Rare Essence is a Washington, D.C.–based go-go band formed in 1976. Rare Essence has been amongst the most prominent musicians of the D.C. music scene, producing numerous hit songs in the local D.C. market and several hits nationwide, including the charting hit "Work the Walls".

==History==
===Beginnings===
Rare Essence was started in 1976 after childhood friends Quentin "Footz" Davidson, Andre "Whiteboy" Johnson, Michael "Funky Ned" Neal, and John Jones decided to form a band. After school, the band gathered in their basements to play Top 40 hits from such influential funk bands as Parliament-Funkadelic, Cameo, and Con Funk Shun in practice sessions.

Eventually, the band recruited more players and conformed to the go-go style and sound, which gained recognition in the mid-70s. Although the go-go beat was originated by Chuck Brown, Rare Essence originated the characteristic four-conga style played by all subsequent bands.

Once the direction of the band was settled, Rare Essence along with Chuck Brown, Trouble Funk and Experience Unlimited formed the basis for the emerging go-go scene. By 1979, their ability to draw consistent local crowds was well-established. As was the wide dispersal of bootleg tapes.

Many of the band's original members contributed to the D.C. style. One would be one of the most dynamic and influential performers on the go scene. Anthony Harley "Lil Benny" was on the way home from his weekly trumpet lesson when he heard the sound of a band coming from a nearby apartment building. After a brief audition, in which he performed the introduction to Kool & the Gang's "Hollywood Swinging", he was asked to join on the spot. Soon after, the band called on the assistance of Quentin's mother, Annie Mack, who became the band's first manager.

===Present formation===
Today, the band consists of twelve musicians who play a variety of instruments, from the timbales to the bass guitar. They perform up to six nights a week and travel throughout the country.

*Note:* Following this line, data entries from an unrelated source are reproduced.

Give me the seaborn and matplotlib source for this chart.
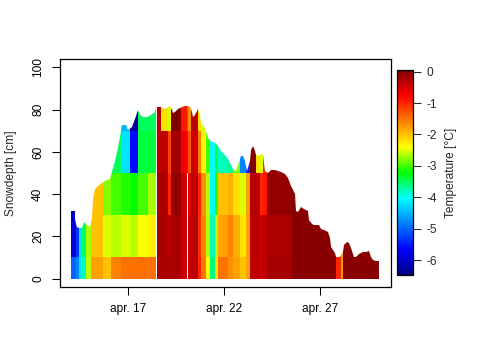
import numpy as np
import matplotlib
matplotlib.use("Agg")
import matplotlib.pyplot as plt
from matplotlib.colors import LinearSegmentedColormap
import seaborn as sns

# ---------------- data ----------------
# snow depth series (day of April, cm)
depth_days = [14.02, 14.19, 14.22, 14.26, 14.31, 14.40, 14.57, 14.66, 14.83, 15.01,
              15.09, 15.13, 15.27, 15.44, 15.61, 15.79, 16.05, 16.22, 16.31, 16.48,
              16.65, 16.86, 17.00, 17.17, 17.35, 17.52, 17.61, 17.78, 18.04, 18.39,
              18.47, 18.73, 18.91, 19.08, 19.17, 19.26, 19.34, 19.43, 19.60, 19.78,
              19.95, 20.13, 20.21, 20.30, 20.39, 20.47, 20.65, 20.73, 20.82, 20.99,
              21.17, 21.34, 21.52, 21.69, 21.86, 22.04, 22.21, 22.38, 22.47, 22.64,
              22.73, 22.90, 22.99, 23.11, 23.21, 23.34, 23.42, 23.51, 23.60, 23.68,
              23.86, 23.94, 24.03, 24.12, 24.29, 24.46, 24.64, 24.81, 24.98, 25.16,
              25.33, 25.51, 25.68, 25.77, 25.85, 26.03, 26.20, 26.38, 26.46, 26.58,
              26.72, 26.98, 27.07, 27.24, 27.42, 27.51, 27.59, 27.77, 27.85, 28.03,
              28.11, 28.20, 28.29, 28.42, 28.55, 28.63, 28.81, 28.89, 29.07, 29.24,
              29.41, 29.55, 29.67, 29.76, 29.93, 30.11]
depth_cm = [32.2, 32.2, 28.0, 26.0, 24.4, 23.8, 23.8, 26.8, 25.2, 24.4,
            28.5, 37.0, 42.5, 44.0, 45.5, 46.3, 47.2, 52.5, 55.6, 61.8,
            72.8, 72.8, 70.5, 72.0, 75.8, 79.8, 77.4, 76.6, 76.6, 79.0,
            81.3, 81.3, 80.5, 81.3, 81.6, 79.8, 78.2, 79.0, 80.5, 81.3,
            81.6, 81.6, 81.3, 79.0, 76.6, 77.4, 80.5, 78.0, 73.5, 71.2,
            66.5, 65.0, 64.2, 62.6, 60.3, 58.7, 56.4, 54.0, 51.7, 51.0,
            54.0, 58.0, 58.0, 55.6, 51.0, 55.6, 61.0, 62.6, 60.3, 58.7,
            58.0, 59.5, 58.5, 51.0, 50.2, 51.3, 51.3, 50.9, 50.5, 49.4,
            47.8, 44.0, 40.0, 32.2, 31.5, 33.8, 33.0, 32.2, 27.6, 25.7,
            25.2, 25.2, 23.7, 22.9, 22.1, 19.0, 15.0, 12.0, 10.4, 10.1,
            11.2, 12.8, 15.9, 17.4, 17.0, 14.3, 10.4, 10.1, 11.7, 12.5,
            12.5, 13.1, 10.4, 8.9, 8.1, 8.1]

# temperature profile: time segments x depth layers
seg_edges = [14.02, 14.24, 14.40, 14.55, 14.81, 15.07, 15.70, 16.11, 16.64, 17.10,
             17.52, 18.04, 18.44, 18.49, 18.72, 19.08, 19.24, 19.76, 20.05, 20.10,
             20.28, 20.65, 20.80, 21.06, 21.27, 21.53, 21.69, 22.21, 22.47, 22.83,
             23.15, 23.35, 23.67, 23.88, 24.03, 24.24, 25.54, 27.83, 28.09, 28.20,
             30.13]
layer_edges = [0, 10, 30, 50, 70, 90]
nan = float("nan")
temp_0_10 = [-5.0, -4.8, -4.2, -3.8, -2.6, -1.8, -2.0, -1.6, -1.5, -1.5,
             -1.5, -1.5, nan, -0.2, -0.25, -0.25, -0.25, -0.45, nan, -0.45,
             -0.35, -1.0, -1.5, -2.4, -3.6, -2.2, -1.5, -1.7, -1.8, -2.0,
             -1.8, -0.35, -0.35, -0.45, -0.35, -0.2, -0.02, -1.0, -1.8, -0.02]
temp_10_30 = [-5.9, -5.3, -4.2, -3.5, -2.7, -2.0, -2.5, -2.6, -2.5, -2.6,
              -2.4, -2.3, nan, -0.2, -0.25, -0.35, -0.25, -0.45, nan, -0.45,
              -0.35, -1.1, -1.6, -2.6, -3.8, -2.6, -1.8, -1.6, -1.9, -2.2,
              -1.8, -0.35, -0.35, -0.45, -0.35, -0.25, -0.02, -1.0, -1.8, -0.02]
temp_30_50 = [-6.1, -5.3, -4.2, -3.5, -2.7, -2.0, -2.8, -3.0, -3.1, -3.2,
              -3.0, -2.7, nan, -0.2, -0.25, -1.0, -0.1, -0.45, nan, -0.6,
              -0.35, -1.0, -1.7, -2.6, -4.0, -3.1, -2.0, -1.9, -2.2, -2.5,
              -1.8, -0.3, -0.35, -1.0, -0.9, -0.08, -0.02, -1.0, -1.8, -0.02]
temp_50_70 = [-6.1, -5.3, -4.2, -3.5, -2.7, -2.0, -2.8, -3.5, -4.2, -5.6,
              -3.4, -3.4, nan, -0.35, -0.35, -1.2, -0.2, -0.7, -0.8, -1.3,
              -0.45, -1.6, -2.3, -3.0, -4.0, -3.5, -3.8, -3.7, -2.8, -4.8,
              -5.4, 0.0, -2.2, -2.5, -1.0, -0.08, -0.02, -1.0, -1.8, -0.02]
temp_70_90 = [-6.1, -5.3, -4.2, -3.5, -2.7, -2.0, -2.8, -3.7, -4.5, -6.3,
              -3.5, -3.5, nan, -0.3, -2.2, -2.5, 0.0, -0.9, -1.3, -1.7,
              -0.35, -2.2, -2.5, -3.0, -4.0, -3.5, -3.8, -3.7, -2.8, -4.8,
              -5.4, 0.0, -2.2, -2.5, -1.0, -0.08, -0.02, -1.0, -1.8, -0.02]

y_ticks = [0, 20, 40, 60, 80, 100]
x_tick_days = [17, 22, 27]
x_tick_labels = ["apr. 17", "apr. 22", "apr. 27"]
cbar_ticks = [0, -1, -2, -3, -4, -5, -6]
cbar_tick_labels = ["0", "-1", "-2", "-3", "-4", "-5", "-6"]

# ---------------- style ----------------
sns.set_style("white")
plt.rcParams['font.family'] = ['Liberation Sans', 'DejaVu Sans']
plt.rcParams['font.size'] = 8.6

ramp = LinearSegmentedColormap.from_list(
    "tim", [(0.0, "#000080"), (0.125, "#0000FF"), (0.375, "#00FFFF"),
            (0.5, "#00FF00"), (0.625, "#FFFF00"), (0.875, "#FF0000"),
            (1.0, "#800000")])

fig = plt.figure(figsize=(4.8, 3.6), dpi=100)
ax = fig.add_axes([60 / 480, 1 - 287 / 360, 331 / 480, 228 / 360])

temps = np.array([temp_0_10, temp_10_30, temp_30_50, temp_50_70, temp_70_90], dtype=float)
temps = np.ma.masked_invalid(temps)
mesh = ax.pcolormesh(seg_edges, layer_edges, temps, cmap=ramp,
                     vmin=-6.47, vmax=0.05, shading="flat", linewidth=0,
                     antialiased=False)

# clip the profile to the snow surface
surface = ax.fill_between(depth_days, 0, depth_cm, facecolor="none", edgecolor="none")
mesh.set_clip_path(surface.get_paths()[0], ax.transData)

ax.set_xlim(13.43, 30.72)
ax.set_ylim(-4, 104)
ax.set_xticks(x_tick_days)
ax.set_xticklabels(x_tick_labels)
ax.set_yticks(y_ticks)
ax.set_yticklabels([str(v) for v in y_ticks], rotation=90, va="center")
ax.tick_params(axis="both", direction="out", length=5.5, width=0.75,
               color="black", labelsize=8.6, labelcolor="black", bottom=True, left=True)
ax.tick_params(axis="x", pad=6)
ax.tick_params(axis="y", pad=6)
for sp in ax.spines.values():
    sp.set_visible(True)
    sp.set_color("black")
    sp.set_linewidth(0.9)
ax.set_ylabel("Snowdepth [cm]", fontsize=8.6, labelpad=11)
ax.set_xlabel("")

# colour bar
cax = fig.add_axes([397 / 480, 1 - 275 / 360, 16 / 480, 205 / 360])
cb = fig.colorbar(mesh, cax=cax)
cb.set_ticks(cbar_ticks)
cb.set_ticklabels(cbar_tick_labels)
cb.ax.tick_params(direction="out", length=5.5, width=0.75, labelsize=8.6, pad=4)
cb.outline.set_edgecolor("black")
cb.outline.set_linewidth(0.9)
cb.set_label("Temperature [°C]", fontsize=8.6, labelpad=6)

fig.savefig("out.png", dpi=100, facecolor="white")
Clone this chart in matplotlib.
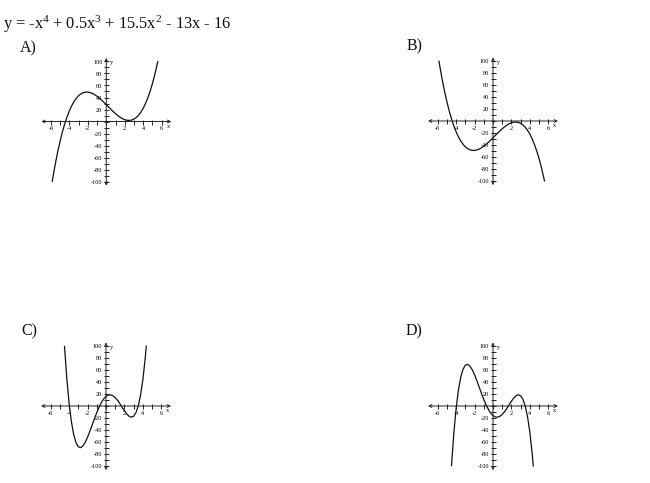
import matplotlib
matplotlib.use('Agg')
import matplotlib.pyplot as plt
from matplotlib.ticker import FixedLocator

plt.rcParams['font.family'] = ['Liberation Serif', 'DejaVu Serif']
plt.rcParams['mathtext.fontset'] = 'custom'
plt.rcParams['mathtext.rm'] = 'Liberation Serif'
plt.rcParams['mathtext.it'] = 'Liberation Serif:italic'
plt.rcParams['axes.unicode_minus'] = False

title = 'y = -x$^{4}$ + 0.5x$^{3}$ + 15.5x$^{2}$ - 13x - 16'
panel_labels = ['A)', 'B)', 'C)', 'D)']

# curve samples
x_ab = [-5.86, -5.75, -5.5, -5.25, -5.0, -4.75, -4.5, -4.25, -4.0, -3.75, -3.5, -3.25,
        -3.0, -2.75, -2.5, -2.25, -2.0, -1.75, -1.5, -1.25, -1.0, -0.75, -0.5, -0.25,
        0.0, 0.25, 0.5, 0.75, 1.0, 1.25, 1.5, 1.75, 2.0, 2.25, 2.5, 2.75, 3.0, 3.25,
        3.5, 3.75, 4.0, 4.25, 4.5, 4.75, 5.0, 5.25, 5.5, 5.58]
y_a = [-99.6, -89.5, -68.3, -49.1, -32.0, -16.8, -3.5, 8.1, 18.0, 26.4, 33.3, 38.8,
       43.0, 46.1, 48.0, 49.0, 49.0, 48.2, 46.8, 44.6, 42.0, 38.9, 35.5, 31.8,
       28.0, 24.1, 20.3, 16.5, 13.0, 9.8, 7.0, 4.7, 3.0, 2.0, 1.8, 2.4, 4.0, 6.7,
       10.5, 15.6, 22.0, 29.9, 39.3, 50.3, 63.0, 77.6, 94.0, 99.7]
y_b = [99.6, 89.5, 68.3, 49.1, 32.0, 16.8, 3.5, -8.1, -18.0, -26.4, -33.3, -38.8,
       -43.0, -46.1, -48.0, -49.0, -49.0, -48.2, -46.8, -44.6, -42.0, -38.9, -35.5, -31.8,
       -28.0, -24.1, -20.3, -16.5, -13.0, -9.8, -7.0, -4.7, -3.0, -2.0, -1.8, -2.4, -4.0, -6.7,
       -10.5, -15.6, -22.0, -29.9, -39.3, -50.3, -63.0, -77.6, -94.0, -99.7]

x_cd = [-4.5, -4.25, -4.0, -3.75, -3.5, -3.25, -3.0, -2.75, -2.5, -2.25, -2.0, -1.75,
        -1.5, -1.25, -1.0, -0.75, -0.5, -0.25, 0.0, 0.25, 0.5, 0.75, 1.0, 1.25,
        1.5, 1.75, 2.0, 2.25, 2.5, 2.75, 3.0, 3.25, 3.5, 3.75, 4.0, 4.25, 4.37]
y_c = [99.3, 45.4, 4.0, -26.6, -47.9, -61.2, -68.0, -69.4, -66.5, -60.4, -52.0, -42.2,
       -31.6, -21.1, -11.0, -1.9, 5.8, 11.8, 16.0, 18.3, 18.6, 17.1, 14.0, 9.5,
       4.0, -2.0, -8.0, -13.3, -17.1, -18.7, -17.0, -11.1, 0.3, 18.2, 44.0, 79.2, 99.8]
y_d = [-99.3, -45.4, -4.0, 26.6, 47.9, 61.2, 68.0, 69.4, 66.5, 60.4, 52.0, 42.2,
       31.6, 21.1, 11.0, 1.9, -5.8, -11.8, -16.0, -18.3, -18.6, -17.1, -14.0, -9.5,
       -4.0, 2.0, 8.0, 13.3, 17.1, 18.7, 17.0, 11.1, -0.3, -18.2, -44.0, -79.2, -99.8]

x_labeled = [-6, -4, -2, 2, 4, 6]
x_small = list(range(-6, 7))
y_labeled = [-100, -80, -60, -40, -20, 20, 40, 60, 80, 100]
y_small = list(range(-100, 101, 10))

curves = [(x_ab, y_a), (x_ab, y_b), (x_cd, y_c), (x_cd, y_d)]

W, H = 650, 483
fig = plt.figure(figsize=(W / 100, H / 100), dpi=100)

fig.text(3 / W, 1 - 24 / H, title, ha='left', va='center', fontsize=11.8, color='#111111')

# graph origins in pixels (from top-left) and label positions
origins = [(106.3, 121.5), (493.0, 121.0), (106.0, 406.0), (493.0, 406.0)]
label_pos = [(20, 48), (407, 46), (21, 331), (406, 331)]
px_x, px_y = 9.22, 0.6   # pixels per unit
xlim, ylim = 7.5, 110

for (ox, oy), (lx, ly), lab, (xs, ys) in zip(origins, label_pos, panel_labels, curves):
    fig.text(lx / W, 1 - ly / H, lab, ha='left', va='center', fontsize=11.5, color='#111111')

    w = 2 * xlim * px_x
    h = 2 * ylim * px_y
    ax = fig.add_axes([(ox - w / 2) / W, 1 - (oy + h / 2) / H, w / W, h / H])
    ax.set_xlim(-xlim, xlim)
    ax.set_ylim(-ylim, ylim)
    ax.patch.set_visible(False)
    for side in ['top', 'right']:
        ax.spines[side].set_visible(False)
    ax.spines['left'].set_position('zero')
    ax.spines['bottom'].set_position('zero')
    ax.spines['left'].set_visible(False)
    ax.spines['bottom'].set_visible(False)

    ax.xaxis.set_major_locator(FixedLocator(x_labeled))
    ax.xaxis.set_minor_locator(FixedLocator(x_small))
    ax.yaxis.set_major_locator(FixedLocator(y_labeled))
    ax.yaxis.set_minor_locator(FixedLocator(y_small))
    ax.tick_params(which='both', direction='inout', length=3.6, width=0.7,
                   color='#222222', labelsize=4.5, pad=1)
    ax.tick_params(axis='x', pad=1.5)

    # axis lines with arrowheads at both ends
    ax.annotate('', xy=(7.05, 0), xytext=(-7.05, 0),
                arrowprops=dict(arrowstyle='<->', lw=0.7, color='#222222',
                                shrinkA=0, shrinkB=0, mutation_scale=5),
                annotation_clip=False)
    ax.annotate('', xy=(0, 106), xytext=(0, -107),
                arrowprops=dict(arrowstyle='<->', lw=0.7, color='#222222',
                                shrinkA=0, shrinkB=0, mutation_scale=5),
                annotation_clip=False)
    ax.text(6.7, -8, 'x', fontsize=4.5, ha='center', va='center')
    ax.text(0.55, 98, 'y', fontsize=4.5, ha='center', va='center')

    ax.plot(xs, ys, color='#111111', lw=0.9)

fig.savefig('out.png', dpi=100)
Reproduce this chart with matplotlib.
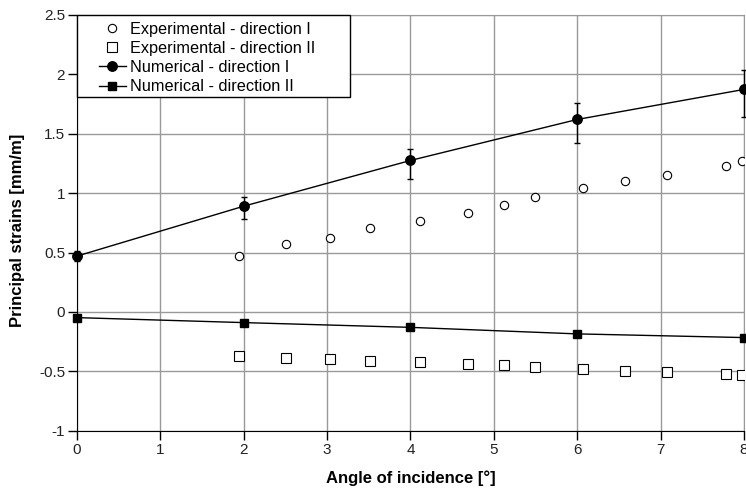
import matplotlib
matplotlib.use("Agg")
import matplotlib.pyplot as plt
from matplotlib.lines import Line2D
from matplotlib.patches import Rectangle

# numerical results (with error bars)
num_x = [0, 2, 4, 6, 8]
num1_y = [0.47, 0.89, 1.275, 1.62, 1.873]
num1_err_low = [0.04, 0.11, 0.16, 0.20, 0.23]
num1_err_high = [0.04, 0.08, 0.10, 0.14, 0.16]
num2_y = [-0.048, -0.09, -0.13, -0.185, -0.216]

# experimental results
exp_x = [1.94, 2.51, 3.03, 3.52, 4.11, 4.69, 5.12, 5.50, 6.07, 6.57, 7.08, 7.79, 7.98]
exp1_y = [0.47, 0.569, 0.625, 0.703, 0.768, 0.835, 0.896, 0.965, 1.04, 1.10, 1.155, 1.225, 1.27]
exp2_y = [-0.37, -0.387, -0.398, -0.412, -0.42, -0.437, -0.445, -0.462, -0.482, -0.496, -0.507, -0.521, -0.53]

labels = ['Experimental - direction I', 'Experimental - direction II',
          'Numerical - direction I', 'Numerical - direction II']

plt.rcParams['font.family'] = ['Liberation Sans', 'DejaVu Sans']

fig = plt.figure(figsize=(7.46, 4.92), dpi=100)
ax = fig.add_axes([0.1032, 0.1246, 0.894, 0.845])

ax.plot(exp_x, exp1_y, 'o', mfc='white', mec='black', ms=6, mew=0.8, zorder=3)
ax.plot(exp_x, exp2_y, 's', mfc='white', mec='black', ms=6.5, mew=0.8, zorder=3)
ax.errorbar(num_x, num1_y, yerr=[num1_err_low, num1_err_high], fmt='-o',
            color='black', lw=1, ms=6.8, capsize=2.5, elinewidth=1,
            zorder=4, clip_on=False)
ax.plot(num_x, num2_y, '-s', color='black', lw=1, ms=5.8, zorder=4, clip_on=False)

ax.set_xlim(0, 8)
ax.set_ylim(-1, 2.5)
ax.set_xticks(range(0, 9))
ax.set_yticks([-1, -0.5, 0, 0.5, 1, 1.5, 2, 2.5])
ax.set_yticklabels(['-1', '-0.5', '0', '0.5', '1', '1.5', '2', '2.5'])
ax.grid(True, color='#999999', lw=1)
ax.set_axisbelow(True)
ax.tick_params(labelsize=11, length=6.5, width=1, color='black', pad=2,
               labelcolor='#222222')

for s in ['top', 'right']:
    ax.spines[s].set_color('#999999')
for s in ['left', 'bottom']:
    ax.spines[s].set_color('black')

ax.set_xlabel('Angle of incidence [°]', fontsize=12, fontweight='bold', labelpad=10)
ax.set_ylabel('Principal strains [mm/m]', fontsize=12, fontweight='bold')
ax.yaxis.set_label_coords(-0.078, 0.483)

# legend frame (wider than its content, like the original)
ax.add_patch(Rectangle((0, 0.803), 0.409, 0.197, transform=ax.transAxes,
                       facecolor='white', edgecolor='black', lw=1, zorder=5,
                       clip_on=False))
handles = [
    Line2D([], [], ls='none', marker='o', mfc='white', mec='black', ms=6, mew=0.8),
    Line2D([], [], ls='none', marker='s', mfc='white', mec='black', ms=6.5, mew=0.8),
    Line2D([], [], color='black', lw=1, marker='o', ms=6.8),
    Line2D([], [], color='black', lw=1, marker='s', ms=5.8),
]
leg = ax.legend(handles, labels, loc='upper left', bbox_to_anchor=(0.033, 0.984),
                fontsize=11.7, frameon=False, borderpad=0, labelspacing=0.26,
                handlelength=1.66, handletextpad=0.25, borderaxespad=0)
leg.set_zorder(6)

fig.savefig('out.png', dpi=100)
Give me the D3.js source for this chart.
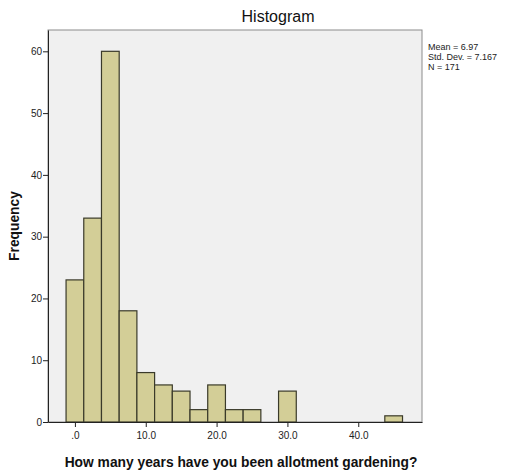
<!DOCTYPE html>
<html><head><meta charset="utf-8">
<script src="https://cdn.jsdelivr.net/npm/d3@7"></script>
<style>body{margin:0;background:#fff}text{font-family:"Liberation Sans",Arial,sans-serif}</style>
</head><body>
<script>
const binCenters = [0, 2.5, 5, 7.5, 10, 12.5, 15, 17.5, 20, 22.5, 25, 27.5, 30, 32.5, 35, 37.5, 40, 42.5, 45];
const counts     = [23, 33, 60, 18, 8, 6, 5, 2, 6, 2, 2, 0, 5, 0, 0, 0, 0, 0, 1];
const binWidth = 2.5;
const xTicks = [0, 10, 20, 30, 40];
const xTickLabels = [".0", "10.0", "20.0", "30.0", "40.0"];
const yTicks = [0, 10, 20, 30, 40, 50, 60];
const stats = ["Mean = 6.97", "Std. Dev. = 7.167", "N = 171"];

const W = 505, H = 471;
const svg = d3.select("body").append("svg").attr("width", W).attr("height", H);
const L = 48, R = 422, T = 30, B = 422;
const x = d3.scaleLinear().domain([-3.8, 49.0]).range([L, R]);
const y = d3.scaleLinear().domain([0, 63.45]).range([B, T]);

svg.append("rect").attr("x", L).attr("y", T).attr("width", R - L).attr("height", B - T)
  .attr("fill", "#f0f0f0").attr("stroke", "#8c8c8c").attr("stroke-width", 1);

svg.append("g").selectAll("rect").data(binCenters.map((c, i) => ({c, n: counts[i]})).filter(d => d.n > 0))
  .join("rect")
  .attr("x", d => x(d.c - binWidth / 2))
  .attr("y", d => y(d.n))
  .attr("width", d => x(d.c + binWidth / 2) - x(d.c - binWidth / 2))
  .attr("height", d => y(0) - y(d.n))
  .attr("fill", "#d3ce97").attr("stroke", "#3a3a2a").attr("stroke-width", 1.2);

const xAxis = svg.append("g").attr("transform", `translate(0,${B})`)
  .call(d3.axisBottom(x).tickValues(xTicks).tickFormat((d, i) => xTickLabels[i]).tickSize(5).tickSizeOuter(0));
xAxis.select(".domain").attr("stroke", "#222");
xAxis.selectAll("line").attr("stroke", "#222");
xAxis.selectAll("text").attr("font-size", 10).attr("fill", "#222").attr("dy", "0.9em");

const yAxis = svg.append("g").attr("transform", `translate(${L},0)`)
  .call(d3.axisLeft(y).tickValues(yTicks).tickSize(5).tickSizeOuter(0));
yAxis.select(".domain").attr("stroke", "#222");
yAxis.selectAll("line").attr("stroke", "#222");
yAxis.selectAll("text").attr("font-size", 10).attr("fill", "#222").attr("dx", "0.2em");

svg.append("text").attr("x", 278).attr("y", 22).attr("text-anchor", "middle")
  .attr("font-size", 16).attr("fill", "#111").text("Histogram");

svg.append("text").attr("transform", `translate(19,226) rotate(-90)`)
  .attr("text-anchor", "middle").attr("font-size", 13.8).attr("font-weight", "bold").attr("fill", "#111").text("Frequency");

svg.append("text").attr("x", 241).attr("y", 467).attr("text-anchor", "middle")
  .attr("font-size", 13.8).attr("font-weight", "bold").attr("fill", "#111").text("How many years have you been allotment gardening?");

svg.append("g").selectAll("text").data(stats).join("text")
  .attr("x", 428).attr("y", (d, i) => 50 + i * 10)
  .attr("font-size", 9).attr("fill", "#222").text(d => d);
</script>
</body></html>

Rare Essence accomplished noteworthy successful hits as "Body Moves", the hit albums Live at Breeze's Metro Club, and Live at Celebrity Hall. In 1991, Rare Essence was offered a record deal by hip-hop producer Sean Combs and Andre Harrell (founder of Uptown Records), which resulted in the production of the single "Lock-It", which was featured on the soundtrack to the 1991 film Strictly Business. The band's most successful single, "Work the Walls", was released in 1992 and reached #68 in the US Billboard R&B chart.

In 1999, Rare Essence had some controversy regarding their song "Overnight Scenario", which was allegedly copied by Jay-Z in the song "Do It Again (Put Ya Hands Up)" and was the first single from his album, Vol. 3... Life and Times of S. Carter. There is an hour-to-hour account in the song "Overnight Scenario", and "Do It Again" follows the same concept. For example, Rare Essence's line was "Three in the Morning the Pancake House" while Jay-Z said "4 AM at the Waffle House". The question was whether or not the problem should be called plagiarism or just a similar concept. The group had been performing the song for most of the late 1990s and was concerned about the copyright infringement that seemingly took place. Jay–Z's defense was that go-go music is a remake of other artists' songs.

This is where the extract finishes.